The most important thing is that you can sit comfortably. Okay? So once you sit comfortably, I want you to just feel your feet on the floor, feel your hands on your knees, just feel your body where it sits.
I want you to take a couple breaths through your nose. We’re going to do this meditation, breathing through your nose. If you’re stuffed up, breathe through your mouth again. This isn’t, you’re not going to break your meditation. So just breathe through your nose.
It doesn’t have to be a deep or a forced breath, just a regular breath, just kind of bringing yourself into your body.
Now, just as difficulties are part of life, thoughts are part of meditation. So as the thoughts come, and they most always like they will, it’s the practice is to just let them go, not attach to them and follow them down the path. So there are some schools of thought that say that if you have a lot of thoughts and you just let them flow through without, you know, for example, oh, I didn’t call that person. Oh, well, I better call them. Maybe I’ll call them after this.

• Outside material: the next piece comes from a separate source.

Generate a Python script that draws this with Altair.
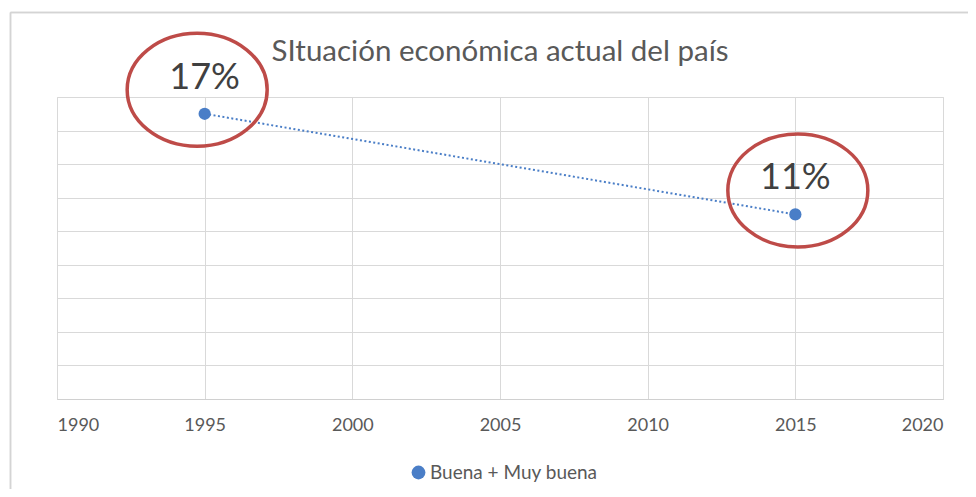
import altair as alt
import pandas as pd

years = [1995, 2015]
values = [0.17, 0.11]
labels = ["17%", "11%"]
series = ["Buena + Muy buena", "Buena + Muy buena"]

df = pd.DataFrame({"year": years, "value": values, "label": labels, "series": series})

BLUE = "#4A7EC7"
RED = "#BE4B48"
FONT = "Lato"

ell = ("M -1 0 C -1 -0.446 -0.552 -0.807 0 -0.807 C 0.552 -0.807 1 -0.446 1 0 "
       "C 1 0.446 0.552 0.807 0 0.807 C -0.552 0.807 -1 0.446 -1 0 Z")

x = alt.X("year:Q", scale=alt.Scale(domain=[1990, 2020], nice=False),
          axis=alt.Axis(values=[1990, 1995, 2000, 2005, 2010, 2015, 2020], format="d",
                        title=None, ticks=False, labelPadding=17, grid=True,
                        gridColor="#d9d9d9", domainColor="#d0d0d0", labelColor="#595959",
                        labelFontSize=18, labelFont=FONT))
y = alt.Y("value:Q", scale=alt.Scale(domain=[0, 0.18], nice=False),
          axis=alt.Axis(values=[0, 0.02, 0.04, 0.06, 0.08, 0.10, 0.12, 0.14, 0.16, 0.18],
                        labels=False, ticks=False, domain=False, title=None,
                        grid=True, gridColor="#d9d9d9"))

base = alt.Chart(df).encode(x=x, y=y)

# chart-area frame (decoration, like the spreadsheet chart border)
frame_top = alt.Chart(df).mark_rule(color="#d4d4d4", strokeWidth=1.5).encode(
    x=alt.value(-46.5), x2=alt.value(925), y=alt.value(-84.5))
frame_left = alt.Chart(df).mark_rule(color="#d4d4d4", strokeWidth=1.5).encode(
    x=alt.value(-46.5), y=alt.value(-84.5), y2=alt.value(410))

line = base.mark_line(color=BLUE, strokeWidth=2, strokeDash=[2, 2.5])
points = base.mark_point(filled=True, size=150, opacity=1).encode(
    color=alt.Color("series:N", scale=alt.Scale(range=[BLUE]),
                    legend=alt.Legend(title=None, orient="none", legendX=352, legendY=366,
                                      symbolType="circle", symbolSize=190, labelFontSize=19,
                                      labelFont=FONT, labelColor="#595959", labelOffset=2,
                                      labelLimit=400))
)
text = base.mark_text(fontSize=36, font=FONT, color="#404040", dy=-25,
                      baseline="alphabetic").encode(text="label:N")

e1 = base.transform_filter(alt.datum.year == 1995).mark_point(
    shape=ell, size=19600, filled=False, stroke=RED, strokeWidth=3.5, opacity=1,
    xOffset=-7.5, yOffset=-24)
e2 = base.transform_filter(alt.datum.year == 2015).mark_point(
    shape=ell, size=19600, filled=False, stroke=RED, strokeWidth=3.5, opacity=1,
    xOffset=2.5, yOffset=-24)

chart = alt.layer(frame_top, frame_left, line, points, text, e1, e2).properties(
    width=886, height=302,
    title=alt.TitleParams("SItuación económica actual del país", font=FONT, fontSize=29.5,
                          fontWeight="normal", color="#595959", offset=-16, dy=40),
    padding={"left": 49, "top": 89, "right": 25, "bottom": 90},
    autosize=alt.AutoSizeParams(type="none"),
).configure_view(stroke=None).configure(background="white")

chart.save("out.html", embed_options={"renderer": "svg", "actions": False})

Blah, blah, blah. See how you kind of follow the dots? If you just let it go, you can call it thinking. You can just imagine that there’s a river in front of you and kind of place it on the leaf and let it flow down the river. You can just let it go, whatever works for you.
It’s this practice that actually is relieving some of the stress. So that’s it. That’s it. You’re going to sit quietly. So we’re going to practice for ten minutes.
The encouragement is that you can practice this a little bit longer each time, up to 20 minutes. But ten is magnificent. If you do this every day, ideally in the morning, first thing, especially before you get on your phone or listen to the news or any other inputs, first thing, and in the evening or midday, ideally, that’s going to really, you will see some major benefits from that. So I want you to close your eyes, relax, breathe through your nose, if you can, just regularly. And just last thing, as your eyes are closed, three rules of meditation.
I expect nothing, I be nothing, and I do nothing. And I’ll see you in ten minutes.
Okay. Don’t open your eyes yet. Just kind of come back to, you can feel your hands on your knees, kind of wiggle your fingers, wiggle your toes, feel your feet on the floor. And when you’re ready, just open your eyes slowly.
I hope this was comfortable, and if it wasn’t, I want to celebrate that you did it. So my encouragement is to do this for at least 30 days and see what happens. And that’s it for today. Again, if there is one practice really, this is exercise, this is like a workout for your mind. It really increases the health of your mind.